Could you print every line from the first one of the records below through the line containing "2211, 1843, 1431, 1230, 947, 947, 754, 789, 759, 883]", with both included and nothing else?

Entries taken from a collection
# # # # # # #

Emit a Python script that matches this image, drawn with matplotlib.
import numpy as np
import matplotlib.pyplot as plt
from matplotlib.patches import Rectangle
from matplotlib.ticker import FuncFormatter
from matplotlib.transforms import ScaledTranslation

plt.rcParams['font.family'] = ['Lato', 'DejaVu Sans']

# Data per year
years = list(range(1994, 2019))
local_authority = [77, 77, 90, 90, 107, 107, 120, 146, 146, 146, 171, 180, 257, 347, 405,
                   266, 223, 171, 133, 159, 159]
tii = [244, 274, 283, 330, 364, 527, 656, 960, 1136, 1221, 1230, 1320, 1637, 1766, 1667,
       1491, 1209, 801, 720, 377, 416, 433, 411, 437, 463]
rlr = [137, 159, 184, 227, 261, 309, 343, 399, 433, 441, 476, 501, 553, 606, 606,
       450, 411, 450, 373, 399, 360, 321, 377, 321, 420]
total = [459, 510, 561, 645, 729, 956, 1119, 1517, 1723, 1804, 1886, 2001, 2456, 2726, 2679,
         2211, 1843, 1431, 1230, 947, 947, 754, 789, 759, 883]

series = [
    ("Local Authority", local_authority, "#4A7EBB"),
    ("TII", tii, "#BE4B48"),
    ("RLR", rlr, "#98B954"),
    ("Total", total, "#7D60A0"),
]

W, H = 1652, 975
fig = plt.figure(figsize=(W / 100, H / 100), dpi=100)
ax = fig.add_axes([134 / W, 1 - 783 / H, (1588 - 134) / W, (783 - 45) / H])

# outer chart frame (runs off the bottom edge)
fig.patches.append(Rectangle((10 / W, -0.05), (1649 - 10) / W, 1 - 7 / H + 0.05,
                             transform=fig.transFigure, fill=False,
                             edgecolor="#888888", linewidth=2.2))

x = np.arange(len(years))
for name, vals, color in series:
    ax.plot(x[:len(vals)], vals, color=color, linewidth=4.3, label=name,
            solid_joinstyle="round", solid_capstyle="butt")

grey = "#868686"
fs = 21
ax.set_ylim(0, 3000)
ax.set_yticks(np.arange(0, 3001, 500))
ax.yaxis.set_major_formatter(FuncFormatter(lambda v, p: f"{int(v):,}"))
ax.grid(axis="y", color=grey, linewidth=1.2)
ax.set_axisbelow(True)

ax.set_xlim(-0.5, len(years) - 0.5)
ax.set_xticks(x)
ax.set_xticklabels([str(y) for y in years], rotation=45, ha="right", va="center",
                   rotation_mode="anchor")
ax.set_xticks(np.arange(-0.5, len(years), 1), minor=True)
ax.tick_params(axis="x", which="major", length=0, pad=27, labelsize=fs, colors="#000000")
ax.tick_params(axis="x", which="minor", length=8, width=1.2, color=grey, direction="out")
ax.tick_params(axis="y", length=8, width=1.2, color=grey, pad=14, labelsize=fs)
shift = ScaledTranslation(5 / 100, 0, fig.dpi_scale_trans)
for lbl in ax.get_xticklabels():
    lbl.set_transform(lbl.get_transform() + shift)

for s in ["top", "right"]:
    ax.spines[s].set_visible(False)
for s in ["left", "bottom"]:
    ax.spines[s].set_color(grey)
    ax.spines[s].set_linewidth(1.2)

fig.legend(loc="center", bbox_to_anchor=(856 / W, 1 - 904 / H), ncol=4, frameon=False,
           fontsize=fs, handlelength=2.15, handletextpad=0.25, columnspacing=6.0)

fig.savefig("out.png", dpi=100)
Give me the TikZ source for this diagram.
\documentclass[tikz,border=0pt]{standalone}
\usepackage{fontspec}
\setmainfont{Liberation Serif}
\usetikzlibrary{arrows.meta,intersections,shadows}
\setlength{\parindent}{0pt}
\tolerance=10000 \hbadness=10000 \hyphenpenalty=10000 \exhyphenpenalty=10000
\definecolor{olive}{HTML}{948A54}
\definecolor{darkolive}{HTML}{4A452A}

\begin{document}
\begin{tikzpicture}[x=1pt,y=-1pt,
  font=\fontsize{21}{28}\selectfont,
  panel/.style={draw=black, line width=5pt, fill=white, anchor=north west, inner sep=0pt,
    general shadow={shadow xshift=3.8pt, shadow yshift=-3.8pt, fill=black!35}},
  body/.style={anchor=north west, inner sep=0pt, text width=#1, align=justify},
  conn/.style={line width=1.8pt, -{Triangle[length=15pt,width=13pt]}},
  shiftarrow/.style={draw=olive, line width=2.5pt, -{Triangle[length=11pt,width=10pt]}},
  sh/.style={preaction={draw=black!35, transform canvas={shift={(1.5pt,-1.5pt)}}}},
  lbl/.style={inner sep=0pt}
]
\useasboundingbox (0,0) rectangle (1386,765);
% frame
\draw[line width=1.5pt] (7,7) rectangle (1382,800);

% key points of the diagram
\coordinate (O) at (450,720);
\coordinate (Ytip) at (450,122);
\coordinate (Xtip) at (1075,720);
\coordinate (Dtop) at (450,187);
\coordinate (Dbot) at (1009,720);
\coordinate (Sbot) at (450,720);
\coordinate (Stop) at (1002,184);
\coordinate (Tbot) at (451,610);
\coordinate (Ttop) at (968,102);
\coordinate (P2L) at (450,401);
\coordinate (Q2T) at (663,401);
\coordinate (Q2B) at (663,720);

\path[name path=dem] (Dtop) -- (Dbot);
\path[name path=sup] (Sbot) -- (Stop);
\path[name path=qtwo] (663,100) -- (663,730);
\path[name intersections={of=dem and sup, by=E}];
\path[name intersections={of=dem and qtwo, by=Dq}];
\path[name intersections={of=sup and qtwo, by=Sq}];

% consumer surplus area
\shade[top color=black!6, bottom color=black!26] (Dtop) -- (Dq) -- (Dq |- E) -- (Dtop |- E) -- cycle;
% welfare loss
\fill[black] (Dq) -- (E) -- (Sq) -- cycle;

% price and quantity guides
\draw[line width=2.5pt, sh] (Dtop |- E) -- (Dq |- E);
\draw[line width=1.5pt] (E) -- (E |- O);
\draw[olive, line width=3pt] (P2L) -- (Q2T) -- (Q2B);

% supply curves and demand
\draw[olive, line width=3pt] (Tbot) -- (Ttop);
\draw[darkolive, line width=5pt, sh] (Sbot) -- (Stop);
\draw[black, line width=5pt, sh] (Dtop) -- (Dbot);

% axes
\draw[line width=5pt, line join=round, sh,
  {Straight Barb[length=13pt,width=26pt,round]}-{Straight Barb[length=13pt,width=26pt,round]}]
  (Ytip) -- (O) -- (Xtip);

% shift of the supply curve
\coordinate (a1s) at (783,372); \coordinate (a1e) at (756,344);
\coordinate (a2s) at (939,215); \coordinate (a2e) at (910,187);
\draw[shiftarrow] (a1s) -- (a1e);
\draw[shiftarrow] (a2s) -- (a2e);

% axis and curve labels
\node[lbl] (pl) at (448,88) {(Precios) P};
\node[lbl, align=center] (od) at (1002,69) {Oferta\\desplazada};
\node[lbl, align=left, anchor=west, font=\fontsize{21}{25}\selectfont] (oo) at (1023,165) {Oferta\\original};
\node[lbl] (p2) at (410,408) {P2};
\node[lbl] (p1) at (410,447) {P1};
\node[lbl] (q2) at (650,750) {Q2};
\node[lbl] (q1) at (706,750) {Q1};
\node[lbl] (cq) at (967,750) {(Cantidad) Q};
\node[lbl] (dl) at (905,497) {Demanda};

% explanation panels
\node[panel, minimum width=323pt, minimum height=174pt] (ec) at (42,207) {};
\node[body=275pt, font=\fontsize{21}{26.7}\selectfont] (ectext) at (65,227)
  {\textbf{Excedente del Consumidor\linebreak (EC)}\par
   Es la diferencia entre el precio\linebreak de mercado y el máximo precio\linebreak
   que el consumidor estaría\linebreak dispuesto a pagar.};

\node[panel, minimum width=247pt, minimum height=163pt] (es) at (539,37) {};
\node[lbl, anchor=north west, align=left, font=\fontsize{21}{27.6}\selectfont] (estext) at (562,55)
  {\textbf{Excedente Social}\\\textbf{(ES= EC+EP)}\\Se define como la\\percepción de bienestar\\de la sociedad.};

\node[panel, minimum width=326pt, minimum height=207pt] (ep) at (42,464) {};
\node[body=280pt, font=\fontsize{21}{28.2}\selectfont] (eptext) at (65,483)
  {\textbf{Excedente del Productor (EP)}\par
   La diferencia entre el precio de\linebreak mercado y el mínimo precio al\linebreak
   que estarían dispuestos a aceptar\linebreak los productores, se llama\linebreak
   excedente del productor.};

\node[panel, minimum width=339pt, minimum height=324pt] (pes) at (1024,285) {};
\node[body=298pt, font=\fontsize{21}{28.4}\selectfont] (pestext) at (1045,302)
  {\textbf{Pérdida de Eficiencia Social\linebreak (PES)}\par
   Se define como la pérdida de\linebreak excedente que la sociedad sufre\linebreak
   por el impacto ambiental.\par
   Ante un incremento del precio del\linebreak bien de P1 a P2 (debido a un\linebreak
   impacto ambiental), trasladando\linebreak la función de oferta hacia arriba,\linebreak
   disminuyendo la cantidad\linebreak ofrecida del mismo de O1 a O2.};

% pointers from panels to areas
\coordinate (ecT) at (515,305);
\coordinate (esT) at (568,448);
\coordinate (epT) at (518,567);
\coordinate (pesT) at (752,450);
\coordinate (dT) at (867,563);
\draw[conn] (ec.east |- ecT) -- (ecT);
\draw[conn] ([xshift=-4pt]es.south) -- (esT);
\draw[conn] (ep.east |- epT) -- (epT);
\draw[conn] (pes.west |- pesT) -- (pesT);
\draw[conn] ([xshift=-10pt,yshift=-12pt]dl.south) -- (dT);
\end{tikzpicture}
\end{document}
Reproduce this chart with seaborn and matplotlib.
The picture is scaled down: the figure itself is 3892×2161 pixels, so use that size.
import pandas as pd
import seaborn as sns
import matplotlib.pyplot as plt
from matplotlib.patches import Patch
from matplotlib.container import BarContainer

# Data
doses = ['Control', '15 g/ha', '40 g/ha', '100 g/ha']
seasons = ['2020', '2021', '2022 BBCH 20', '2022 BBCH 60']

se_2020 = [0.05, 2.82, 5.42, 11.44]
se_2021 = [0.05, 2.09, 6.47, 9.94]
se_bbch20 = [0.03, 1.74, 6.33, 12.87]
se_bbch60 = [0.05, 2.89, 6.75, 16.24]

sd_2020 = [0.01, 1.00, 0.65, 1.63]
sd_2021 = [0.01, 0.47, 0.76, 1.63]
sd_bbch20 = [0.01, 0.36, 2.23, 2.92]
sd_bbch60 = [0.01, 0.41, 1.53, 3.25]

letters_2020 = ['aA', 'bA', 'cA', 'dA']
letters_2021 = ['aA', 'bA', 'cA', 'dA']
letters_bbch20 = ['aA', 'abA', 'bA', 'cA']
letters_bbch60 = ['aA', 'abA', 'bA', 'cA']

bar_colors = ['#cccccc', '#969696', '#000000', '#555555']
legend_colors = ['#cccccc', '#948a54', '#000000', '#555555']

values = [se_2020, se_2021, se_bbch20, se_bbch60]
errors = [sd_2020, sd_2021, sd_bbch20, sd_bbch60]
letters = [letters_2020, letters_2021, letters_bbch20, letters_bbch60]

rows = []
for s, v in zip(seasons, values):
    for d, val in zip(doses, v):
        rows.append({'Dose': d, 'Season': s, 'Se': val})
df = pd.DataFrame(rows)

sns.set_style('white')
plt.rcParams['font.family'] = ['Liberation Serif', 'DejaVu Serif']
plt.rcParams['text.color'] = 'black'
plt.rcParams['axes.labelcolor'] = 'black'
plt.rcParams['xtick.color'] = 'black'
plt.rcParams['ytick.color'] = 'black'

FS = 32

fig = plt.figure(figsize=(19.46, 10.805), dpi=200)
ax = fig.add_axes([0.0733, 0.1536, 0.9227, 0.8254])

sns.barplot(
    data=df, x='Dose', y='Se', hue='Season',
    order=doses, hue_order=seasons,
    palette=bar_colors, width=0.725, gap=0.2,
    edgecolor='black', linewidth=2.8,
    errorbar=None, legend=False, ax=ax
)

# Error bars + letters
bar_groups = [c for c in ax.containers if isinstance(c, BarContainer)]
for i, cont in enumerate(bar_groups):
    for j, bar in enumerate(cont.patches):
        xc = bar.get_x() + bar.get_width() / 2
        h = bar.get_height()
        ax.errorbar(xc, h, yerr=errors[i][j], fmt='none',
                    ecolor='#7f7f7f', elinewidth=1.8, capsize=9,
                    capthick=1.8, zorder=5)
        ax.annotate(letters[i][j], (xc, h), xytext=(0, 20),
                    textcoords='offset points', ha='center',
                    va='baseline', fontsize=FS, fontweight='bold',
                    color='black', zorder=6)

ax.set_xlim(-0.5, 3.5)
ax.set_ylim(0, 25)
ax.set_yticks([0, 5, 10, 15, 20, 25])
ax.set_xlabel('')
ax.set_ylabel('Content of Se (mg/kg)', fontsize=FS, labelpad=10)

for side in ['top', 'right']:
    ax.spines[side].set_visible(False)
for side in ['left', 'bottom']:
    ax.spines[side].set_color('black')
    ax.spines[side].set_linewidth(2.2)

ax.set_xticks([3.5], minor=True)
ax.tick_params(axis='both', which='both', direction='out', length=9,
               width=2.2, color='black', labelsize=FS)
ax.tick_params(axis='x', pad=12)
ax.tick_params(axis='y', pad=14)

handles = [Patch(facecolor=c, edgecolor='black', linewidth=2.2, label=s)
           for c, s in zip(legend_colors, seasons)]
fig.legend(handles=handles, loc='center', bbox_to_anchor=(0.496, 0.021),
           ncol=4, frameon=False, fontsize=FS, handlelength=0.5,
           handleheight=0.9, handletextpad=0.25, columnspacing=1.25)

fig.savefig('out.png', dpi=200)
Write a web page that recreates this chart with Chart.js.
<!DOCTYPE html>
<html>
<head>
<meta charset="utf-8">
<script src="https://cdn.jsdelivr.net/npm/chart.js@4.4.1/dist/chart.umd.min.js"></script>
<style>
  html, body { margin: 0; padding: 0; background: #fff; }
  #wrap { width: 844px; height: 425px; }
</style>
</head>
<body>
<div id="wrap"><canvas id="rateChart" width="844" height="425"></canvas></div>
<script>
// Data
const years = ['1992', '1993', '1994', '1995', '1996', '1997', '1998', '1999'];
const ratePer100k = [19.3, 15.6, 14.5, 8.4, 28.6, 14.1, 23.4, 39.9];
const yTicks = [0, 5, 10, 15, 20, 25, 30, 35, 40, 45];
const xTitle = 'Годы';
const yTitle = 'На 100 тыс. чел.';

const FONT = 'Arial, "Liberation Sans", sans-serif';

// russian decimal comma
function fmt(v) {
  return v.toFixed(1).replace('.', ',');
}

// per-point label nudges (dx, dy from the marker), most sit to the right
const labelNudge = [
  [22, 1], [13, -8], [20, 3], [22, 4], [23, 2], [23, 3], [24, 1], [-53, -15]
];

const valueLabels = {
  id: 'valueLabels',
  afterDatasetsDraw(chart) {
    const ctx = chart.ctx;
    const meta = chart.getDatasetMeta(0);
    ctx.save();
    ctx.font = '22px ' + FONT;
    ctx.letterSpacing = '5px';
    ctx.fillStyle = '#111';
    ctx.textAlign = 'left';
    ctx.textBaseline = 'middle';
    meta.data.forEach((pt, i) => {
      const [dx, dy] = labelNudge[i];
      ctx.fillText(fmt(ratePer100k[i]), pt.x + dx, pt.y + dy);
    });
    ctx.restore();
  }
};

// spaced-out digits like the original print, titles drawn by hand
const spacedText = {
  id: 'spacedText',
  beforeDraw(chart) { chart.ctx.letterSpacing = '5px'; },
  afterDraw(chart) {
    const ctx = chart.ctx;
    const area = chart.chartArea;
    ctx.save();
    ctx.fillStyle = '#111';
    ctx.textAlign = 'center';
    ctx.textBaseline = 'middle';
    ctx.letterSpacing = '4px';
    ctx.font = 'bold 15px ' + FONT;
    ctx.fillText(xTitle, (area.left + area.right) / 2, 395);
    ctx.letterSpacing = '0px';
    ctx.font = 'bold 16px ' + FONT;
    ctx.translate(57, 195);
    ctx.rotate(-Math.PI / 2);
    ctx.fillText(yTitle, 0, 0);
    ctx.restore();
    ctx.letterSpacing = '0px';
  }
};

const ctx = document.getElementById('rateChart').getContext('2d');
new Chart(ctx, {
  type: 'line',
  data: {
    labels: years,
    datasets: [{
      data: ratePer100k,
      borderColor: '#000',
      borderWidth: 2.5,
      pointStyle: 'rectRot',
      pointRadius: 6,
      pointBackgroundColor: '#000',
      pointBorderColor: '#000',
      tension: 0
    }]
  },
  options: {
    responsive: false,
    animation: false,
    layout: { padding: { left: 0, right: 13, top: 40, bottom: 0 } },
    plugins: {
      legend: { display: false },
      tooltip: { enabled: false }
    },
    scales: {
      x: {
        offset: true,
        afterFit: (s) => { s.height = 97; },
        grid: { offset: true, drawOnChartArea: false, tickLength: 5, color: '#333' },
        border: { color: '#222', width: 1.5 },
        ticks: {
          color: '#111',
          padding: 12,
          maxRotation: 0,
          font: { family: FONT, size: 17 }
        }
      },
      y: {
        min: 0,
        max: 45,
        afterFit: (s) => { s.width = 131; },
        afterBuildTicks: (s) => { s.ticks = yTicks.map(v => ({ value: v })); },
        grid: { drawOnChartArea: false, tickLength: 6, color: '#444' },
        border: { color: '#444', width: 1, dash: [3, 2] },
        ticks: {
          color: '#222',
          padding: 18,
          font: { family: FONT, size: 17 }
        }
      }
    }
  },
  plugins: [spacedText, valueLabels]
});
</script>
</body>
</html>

# # # # # # #

- _Task response_:
Emit a Python script that matches this image, drawn with matplotlib.
import numpy as np
import matplotlib.pyplot as plt
from matplotlib.patches import Rectangle
from matplotlib.ticker import FuncFormatter
from matplotlib.transforms import ScaledTranslation

plt.rcParams['font.family'] = ['Lato', 'DejaVu Sans']

# Data per year
years = list(range(1994, 2019))
local_authority = [77, 77, 90, 90, 107, 107, 120, 146, 146, 146, 171, 180, 257, 347, 405,
                   266, 223, 171, 133, 159, 159]
tii = [244, 274, 283, 330, 364, 527, 656, 960, 1136, 1221, 1230, 1320, 1637, 1766, 1667,
       1491, 1209, 801, 720, 377, 416, 433, 411, 437, 463]
rlr = [137, 159, 184, 227, 261, 309, 343, 399, 433, 441, 476, 501, 553, 606, 606,
       450, 411, 450, 373, 399, 360, 321, 377, 321, 420]
total = [459, 510, 561, 645, 729, 956, 1119, 1517, 1723, 1804, 1886, 2001, 2456, 2726, 2679,
         2211, 1843, 1431, 1230, 947, 947, 754, 789, 759, 883]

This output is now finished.